Ms McDonald compared the Magdalene system to a form of “Irish slavery”, but the Taoiseach just kept telling her to go away and read the report. Silly Ms McDonald, she only recited the testimony of survivors — what did they know?

So why was Kenny, who had been so in touch with the public mood after the Cloyne Report, so cold? Because it is all down to cold hard cash. He offered “support” to the victims, but no offer of compensation was mentioned. His spokesman was later asked if Mr Kenny had been advised by the Attorney General or others to avoid the apology in order to try and stall a payout. “We don’t comment on how the Taoiseach arrives at what he says,” came the reply.

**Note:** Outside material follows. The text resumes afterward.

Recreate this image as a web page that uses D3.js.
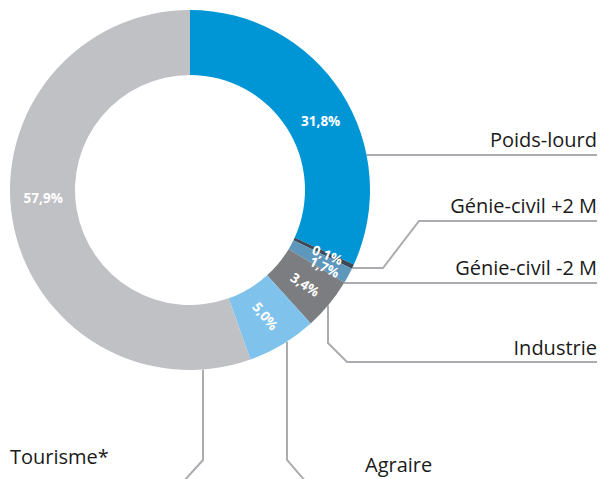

And while it is often difficult to figure out exactly how Mr Kenny arrives at some of the more unusual things he comes out with, this time it was simple — shamefully cutting the compensation claims of the one thousand surviving victims.

It was a surprisingly shabby performance from the Taoiseach, and the hurt caused to the laundry victims will not be easily washed away.

The exploited women were abandoned once more — and all in the name of money.